3V is sufficient to cause electro-osmosis which bends the cantilever by differential osmotic pressure. When the voltage is removed the cantilever straightens and this can be done at up to 2Hz.

Cantilevers are arranged to position their dots in the traditional 2x3 Braille character array and the 4cm prototype has four rows of six characters.

Beneath the cantilever layer are the active matrix transistors required to operate the dots. These are top-contact (up-side down) pentacene Fets built on a PEN (poly(ethylene naphthalate)) film substrate.

A 50nm gold layer is deposited and patterned to form the gates then polyimide precursors are spin-coated and cured to form 240nm gate dielectric layers.

The channel is 50nm of pentacene and the source and drain are, like the gate, 50nm gold. 8µm of parylene (poly-chloro-para-xylylene) passivates the structure.
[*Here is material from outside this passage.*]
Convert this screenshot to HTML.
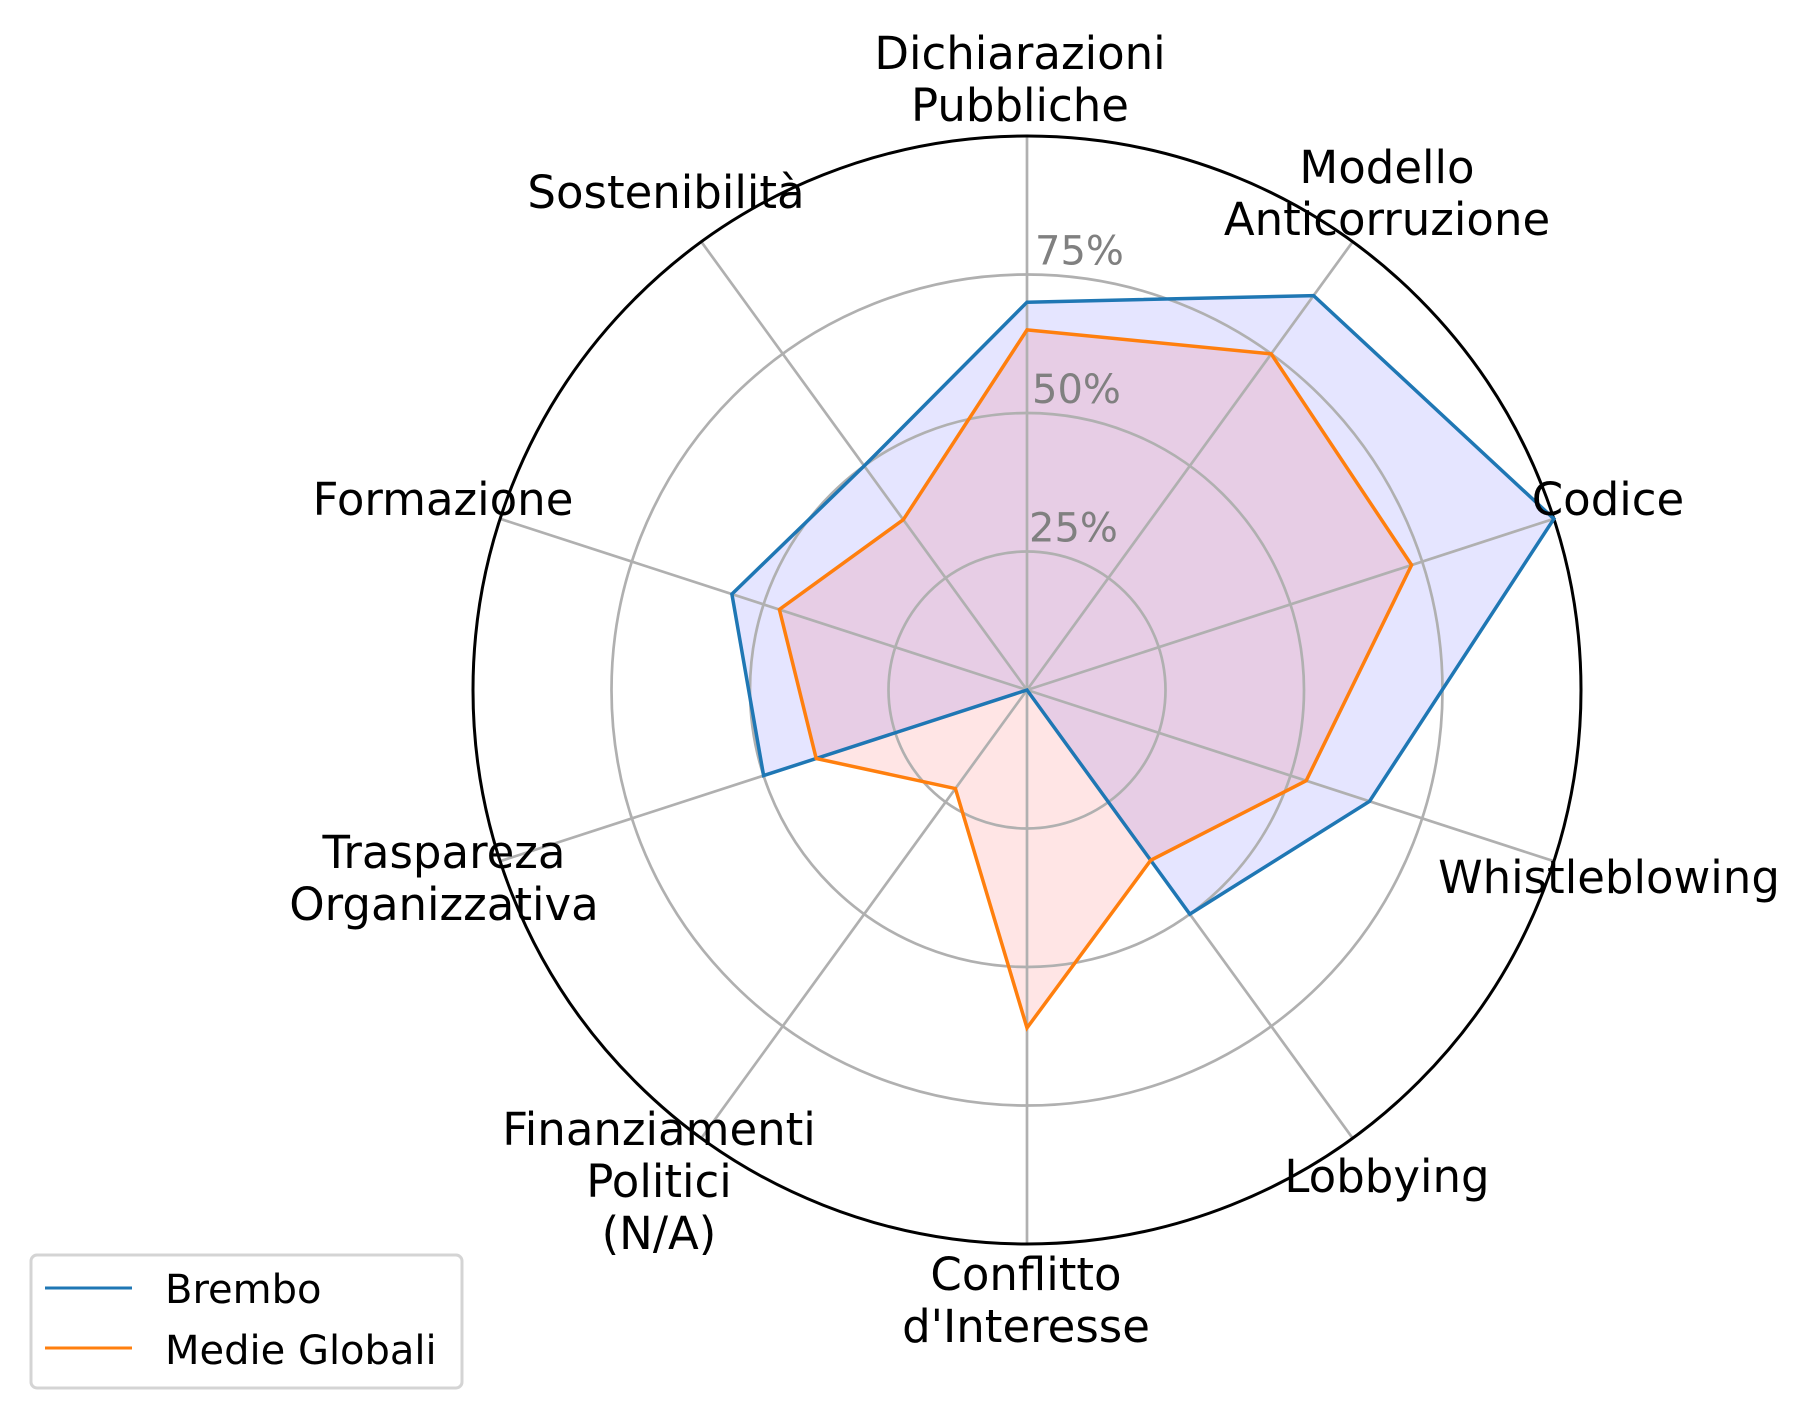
<!DOCTYPE html>
<html><head><meta charset="utf-8"><style>
html,body{margin:0;padding:0;background:#fff;}
svg{display:block;font-family:"DejaVu Sans","Liberation Sans",sans-serif;}
</style></head><body>
<svg id="chart" width="1813" height="1419" viewBox="0 0 1813 1419" xmlns="http://www.w3.org/2000/svg">
<g id="fills"></g>
<g id="grid"></g>
<g id="series"></g>
<g id="labels"></g>
<g id="legend">
  <rect x="31" y="1255" width="431" height="133" rx="6" fill="#fff" stroke="#d4d4d4" stroke-width="3"/>
  <line x1="45" y1="1288" x2="132" y2="1288" stroke="#1f77b4" stroke-width="3"/>
  <text x="165" y="1303" font-size="40">Brembo</text>
  <line x1="45" y1="1348" x2="132" y2="1348" stroke="#ff7f0e" stroke-width="3"/>
  <text x="165" y="1364" font-size="40">Medie Globali</text>
</g>
</svg>
<script>
const categories = ["Dichiarazioni\nPubbliche","Modello\nAnticorruzione","Codice","Whistleblowing","Lobbying","Conflitto\nd'Interesse","Finanziamenti\nPolitici\n(N/A)","Traspareza\nOrganizzativa","Formazione","Sostenibilità"];
const brembo = [70, 88, 100, 65, 50, 0, 0, 50, 56, 50];
const medie = [65, 75, 73, 53, 38, 61, 22, 40, 47, 38];
const tickValues = [25, 50, 75];
const tickLabels = ["25%", "50%", "75%"];

const NS = "http://www.w3.org/2000/svg";
const cx = 1027, cy = 690, R = 554, maxV = 100;
function rScale(v){ return v / maxV * R; }
function angle(i){ return i * 2 * Math.PI / categories.length; }
function pt(i, v){ const a = angle(i), r = rScale(v); return [cx + r*Math.sin(a), cy - r*Math.cos(a)]; }
function mk(tag, attrs, parent){ const e = document.createElementNS(NS, tag); for (const k in attrs) e.setAttribute(k, attrs[k]); parent.appendChild(e); return e; }

const grid = document.getElementById('grid');
tickValues.forEach((t, j) => {
  const c = mk('circle', {cx: cx, cy: cy, r: rScale(t), fill: 'none', stroke: '#b0b0b0', 'stroke-width': 2.7}, grid);
  
  
});
categories.forEach((c, i) => {
  const p = pt(i, maxV);
  const l = mk('line', {x1: cx, y1: cy, x2: p[0], y2: p[1], stroke: '#b0b0b0', 'stroke-width': 2.7}, grid);
  
  
});
const outer = mk('circle', {cx: cx, cy: cy, r: R, fill: 'none', stroke: '#000', 'stroke-width': 3}, grid);


tickValues.forEach((t, j) => {
  const y = cy - rScale(t);
  const tx = mk('text', {x: cx + 2 + j*3, y: y - 10, 'font-size': 40, fill: '#808080'}, grid);
  tx.textContent = tickLabels[j];
  
  
});

const fills = document.getElementById('fills');
const series = document.getElementById('series');
function drawSeries(vals, stroke, fill, name){
  const pts = vals.map((v, i) => pt(i, v));
  const d = pts.map((p, i) => (i ? 'L' : 'M') + p[0].toFixed(1) + ' ' + p[1].toFixed(1)).join(' ') + ' Z';
  const f = mk('path', {d: d, fill: fill, 'fill-opacity': 0.1, stroke: 'none'}, fills);
  
  
  const l = mk('path', {d: d, fill: 'none', stroke: stroke, 'stroke-width': 3.5, 'stroke-linejoin': 'miter'}, series);
  
  
}
drawSeries(brembo, '#1f77b4', '#0000ff', 'brembo');
drawSeries(medie, '#ff7f0e', '#ff0000', 'medie-globali');

const labelPos = [[1020,69],[1387,183],[1608,515],[1609,893],[1387,1192],[1026,1290],[659,1145],[444,868],[443,515],[666,208]];
const labels = document.getElementById('labels');
categories.forEach((c, i) => {
  const t = mk('text', {x: labelPos[i][0], y: labelPos[i][1], 'font-size': 45, 'text-anchor': 'middle', fill: '#000'}, labels);
  
  
  c.split('\n').forEach((ln, k) => {
    const s = mk('tspan', {x: labelPos[i][0], dy: k ? 52 : 0}, t);
    s.textContent = ln;
  });
});
</script>
</body></html>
Connections between cantilever and transistor layers are through silver paste.

When combined, the transistors cannot deliver enough current to operate the dots at 2Hz. The best speed so far obtained is 0.9s for 200µm lift with a VGS of -30V.  A bias of -10V give multi-second response times and +8v is required to turn the depletion-mode transistors off completely.

Speed could be improved, said Someya, by better transistors with either higher carrier mobility or devices with a higher channel length/width ratio. Existing channel length is 20µm with 1cm2/Vs mobility.

Polymer cantilevers push up 0.9mm radius dots through a membrane to form a Braille display. Response time is 0.9s. The elastomer surface is coated with a lubricating fluoride to allow fingers to slide. Cutaways show cantilever and transistor layers.